DATA LINES:
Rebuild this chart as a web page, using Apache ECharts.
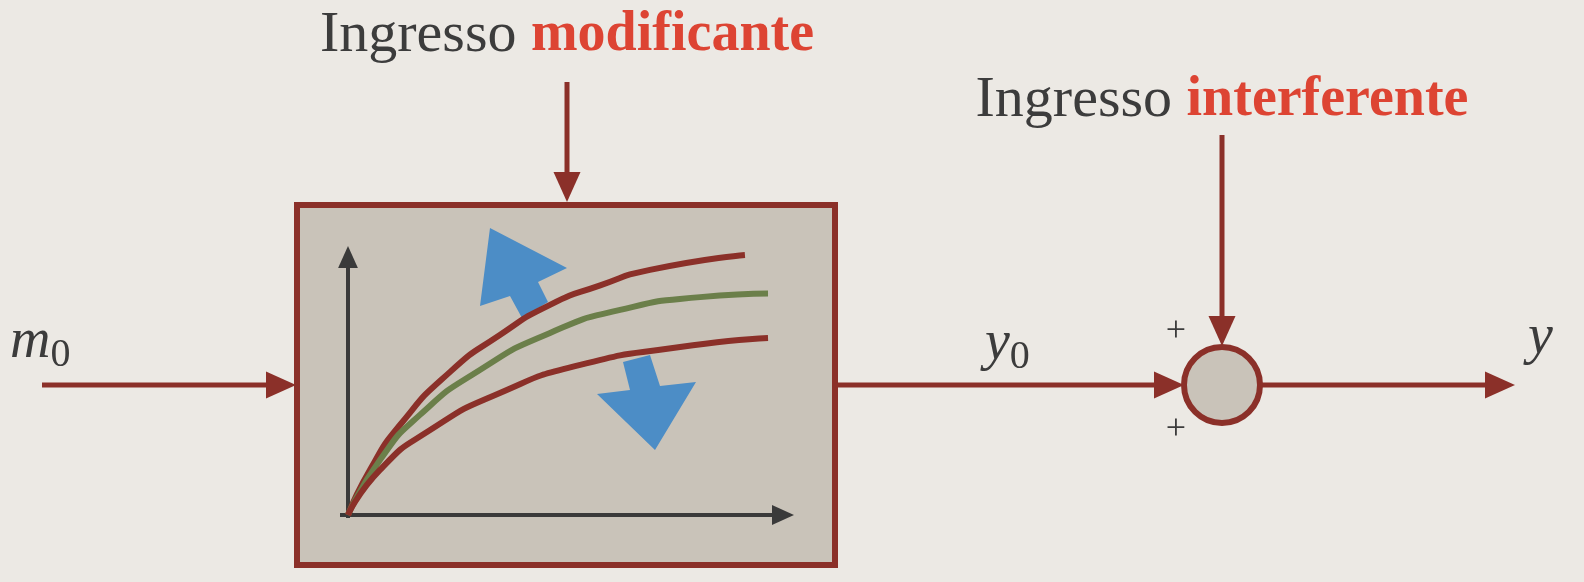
<!DOCTYPE html>
<html>
<head>
<meta charset="utf-8" />
<script src="https://cdn.jsdelivr.net/npm/echarts@6/dist/echarts.min.js"></script>
</head>
<body style="margin:0;background:#ECE9E4">
<div id="main" style="width:1584px;height:582px"></div>
<script>
// curve points (x, y in 0..100 of the inner plot)
var upperCurve = [[0,0],[5,17],[11.7,33.7],[23,53.6],[34.2,67.4],[45.5,78.7],[56.8,86],[68,91.8],[89.4,97.4]];
var middleCurve = [[0,0],[7.2,20.6],[16.2,37.5],[29.7,54.3],[45.5,68.2],[61.3,76.8],[79.3,81.6],[94.6,83]];
var lowerCurve = [[0,0],[7.2,16.9],[18.5,31.8],[34.2,45.7],[52.3,56.2],[74.8,62.9],[94.6,66.3]];

var RED = '#8B3029', TXT = '#3c3c3c', HI = '#DD4433', FILL = '#C9C3B9', BLUE = '#4C8DC6';
var myChart = echarts.init(document.getElementById('main'));

function arrow(x1, y1, x2, y2, color, w, head) {
  var dx = x2 - x1, dy = y2 - y1, L = Math.sqrt(dx * dx + dy * dy);
  var ux = dx / L, uy = dy / L, hl = head || 28, hw = hl * 0.45;
  var bx = x2 - ux * hl, by = y2 - uy * hl;
  return [
    { type: 'line', shape: { x1: x1, y1: y1, x2: bx, y2: by }, style: { stroke: color, lineWidth: w } },
    { type: 'polygon', shape: { points: [[x2, y2], [bx - uy * hw, by + ux * hw], [bx + uy * hw, by - ux * hw]] }, style: { fill: color } }
  ];
}

var g = [];
g.push({ type: 'rect', z: -1, shape: { x: 297, y: 205, width: 538, height: 360 }, style: { fill: FILL, stroke: RED, lineWidth: 6 } });
// blue arrows
g.push({ type: 'polygon', shape: { points: [[490,228],[567,268],[538,282],[548,302],[522,318],[510,296],[480,306]] }, style: { fill: BLUE } });
g.push({ type: 'polygon', shape: { points: [[655,450],[597,394],[630,390],[623,362],[650,355],[660,386],[696,382]] }, style: { fill: BLUE } });
g = g.concat(arrow(348, 518, 348, 246, '#3a3a3a', 4, 22));
g = g.concat(arrow(340, 515, 794, 515, '#3a3a3a', 4, 22));
g = g.concat(arrow(567, 82, 567, 202, RED, 5, 30));
g = g.concat(arrow(42, 385, 296, 385, RED, 5, 30));
g = g.concat(arrow(835, 385, 1184, 385, RED, 5, 30));
g = g.concat(arrow(1222, 135, 1222, 346, RED, 5, 30));
g = g.concat(arrow(1261, 385, 1515, 385, RED, 5, 30));
g.push({ type: 'circle', shape: { cx: 1222, cy: 385, r: 38 }, style: { fill: FILL, stroke: RED, lineWidth: 6 } });

var serif = 'Liberation Serif';
var richT = { a: { fill: TXT, fontSize: 58, fontFamily: serif }, b: { fill: HI, fontSize: 56, fontWeight: 'bold', fontFamily: serif } };
g.push({ type: 'text', style: { x: 567, y: 36, text: '{a|Ingresso }{b|modificante}', align: 'center', verticalAlign: 'middle', rich: richT } });
g.push({ type: 'text', style: { x: 1222, y: 101, text: '{a|Ingresso }{b|interferente}', align: 'center', verticalAlign: 'middle', rich: richT } });
var richS = { a: { fill: TXT, fontSize: 56, fontStyle: 'italic', fontFamily: serif }, b: { fill: TXT, fontSize: 40, fontFamily: serif, padding: [26, 0, 0, 0] } };
g.push({ type: 'text', style: { x: 10, y: 342, text: '{a|m}{b|0}', verticalAlign: 'middle', rich: richS } });
g.push({ type: 'text', style: { x: 985, y: 344, text: '{a|y}{b|0}', verticalAlign: 'middle', rich: richS } });
g.push({ type: 'text', style: { x: 1528, y: 338, text: 'y', verticalAlign: 'middle', fill: TXT, fontSize: 56, fontStyle: 'italic', fontFamily: serif } });
g.push({ type: 'text', style: { x: 1176, y: 332, text: '+', align: 'center', verticalAlign: 'middle', fill: TXT, fontSize: 36, fontFamily: serif } });
g.push({ type: 'text', style: { x: 1176, y: 430, text: '+', align: 'center', verticalAlign: 'middle', fill: TXT, fontSize: 36, fontFamily: serif } });

function curve(data, color) {
  return { type: 'line', data: data, smooth: 0.6, symbol: 'none', z: 5,
    lineStyle: { color: color, width: 6 } };
}

var option = {
  backgroundColor: '#ECE9E4',
  animation: false,
  grid: { left: 348, top: 248, width: 444, height: 267 },
  xAxis: { type: 'value', min: 0, max: 100, show: false },
  yAxis: { type: 'value', min: 0, max: 100, show: false },
  graphic: { elements: g },
  series: [curve(upperCurve, RED), curve(middleCurve, '#6B7F4A'), curve(lowerCurve, RED)]
};
myChart.setOption(option);
</script>
</body>
</html>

PROBLEM TO SOLVE: Repeat the material above word for word and skip every image in it.

SOLUTION:
Rebuild this chart as a web page, using Apache ECharts.
<!DOCTYPE html>
<html>
<head>
<meta charset="utf-8" />
<script src="https://cdn.jsdelivr.net/npm/echarts@6/dist/echarts.min.js"></script>
</head>
<body style="margin:0;background:#ECE9E4">
<div id="main" style="width:1584px;height:582px"></div>
<script>
// curve points (x, y in 0..100 of the inner plot)
var upperCurve = [[0,0],[5,17],[11.7,33.7],[23,53.6],[34.2,67.4],[45.5,78.7],[56.8,86],[68,91.8],[89.4,97.4]];
var middleCurve = [[0,0],[7.2,20.6],[16.2,37.5],[29.7,54.3],[45.5,68.2],[61.3,76.8],[79.3,81.6],[94.6,83]];
var lowerCurve = [[0,0],[7.2,16.9],[18.5,31.8],[34.2,45.7],[52.3,56.2],[74.8,62.9],[94.6,66.3]];

var RED = '#8B3029', TXT = '#3c3c3c', HI = '#DD4433', FILL = '#C9C3B9', BLUE = '#4C8DC6';
var myChart = echarts.init(document.getElementById('main'));

function arrow(x1, y1, x2, y2, color, w, head) {
  var dx = x2 - x1, dy = y2 - y1, L = Math.sqrt(dx * dx + dy * dy);
  var ux = dx / L, uy = dy / L, hl = head || 28, hw = hl * 0.45;
  var bx = x2 - ux * hl, by = y2 - uy * hl;
  return [
    { type: 'line', shape: { x1: x1, y1: y1, x2: bx, y2: by }, style: { stroke: color, lineWidth: w } },
    { type: 'polygon', shape: { points: [[x2, y2], [bx - uy * hw, by + ux * hw], [bx + uy * hw, by - ux * hw]] }, style: { fill: color } }
  ];
}

var g = [];
g.push({ type: 'rect', z: -1, shape: { x: 297, y: 205, width: 538, height: 360 }, style: { fill: FILL, stroke: RED, lineWidth: 6 } });
// blue arrows
g.push({ type: 'polygon', shape: { points: [[490,228],[567,268],[538,282],[548,302],[522,318],[510,296],[480,306]] }, style: { fill: BLUE } });
g.push({ type: 'polygon', shape: { points: [[655,450],[597,394],[630,390],[623,362],[650,355],[660,386],[696,382]] }, style: { fill: BLUE } });
g = g.concat(arrow(348, 518, 348, 246, '#3a3a3a', 4, 22));
g = g.concat(arrow(340, 515, 794, 515, '#3a3a3a', 4, 22));
g = g.concat(arrow(567, 82, 567, 202, RED, 5, 30));
g = g.concat(arrow(42, 385, 296, 385, RED, 5, 30));
g = g.concat(arrow(835, 385, 1184, 385, RED, 5, 30));
g = g.concat(arrow(1222, 135, 1222, 346, RED, 5, 30));
g = g.concat(arrow(1261, 385, 1515, 385, RED, 5, 30));
g.push({ type: 'circle', shape: { cx: 1222, cy: 385, r: 38 }, style: { fill: FILL, stroke: RED, lineWidth: 6 } });

var serif = 'Liberation Serif';
var richT = { a: { fill: TXT, fontSize: 58, fontFamily: serif }, b: { fill: HI, fontSize: 56, fontWeight: 'bold', fontFamily: serif } };
g.push({ type: 'text', style: { x: 567, y: 36, text: '{a|Ingresso }{b|modificante}', align: 'center', verticalAlign: 'middle', rich: richT } });
g.push({ type: 'text', style: { x: 1222, y: 101, text: '{a|Ingresso }{b|interferente}', align: 'center', verticalAlign: 'middle', rich: richT } });
var richS = { a: { fill: TXT, fontSize: 56, fontStyle: 'italic', fontFamily: serif }, b: { fill: TXT, fontSize: 40, fontFamily: serif, padding: [26, 0, 0, 0] } };
g.push({ type: 'text', style: { x: 10, y: 342, text: '{a|m}{b|0}', verticalAlign: 'middle', rich: richS } });
g.push({ type: 'text', style: { x: 985, y: 344, text: '{a|y}{b|0}', verticalAlign: 'middle', rich: richS } });
g.push({ type: 'text', style: { x: 1528, y: 338, text: 'y', verticalAlign: 'middle', fill: TXT, fontSize: 56, fontStyle: 'italic', fontFamily: serif } });
g.push({ type: 'text', style: { x: 1176, y: 332, text: '+', align: 'center', verticalAlign: 'middle', fill: TXT, fontSize: 36, fontFamily: serif } });
g.push({ type: 'text', style: { x: 1176, y: 430, text: '+', align: 'center', verticalAlign: 'middle', fill: TXT, fontSize: 36, fontFamily: serif } });

function curve(data, color) {
  return { type: 'line', data: data, smooth: 0.6, symbol: 'none', z: 5,
    lineStyle: { color: color, width: 6 } };
}

var option = {
  backgroundColor: '#ECE9E4',
  animation: false,
  grid: { left: 348, top: 248, width: 444, height: 267 },
  xAxis: { type: 'value', min: 0, max: 100, show: false },
  yAxis: { type: 'value', min: 0, max: 100, show: false },
  graphic: { elements: g },
  series: [curve(upperCurve, RED), curve(middleCurve, '#6B7F4A'), curve(lowerCurve, RED)]
};
myChart.setOption(option);
</script>
</body>
</html>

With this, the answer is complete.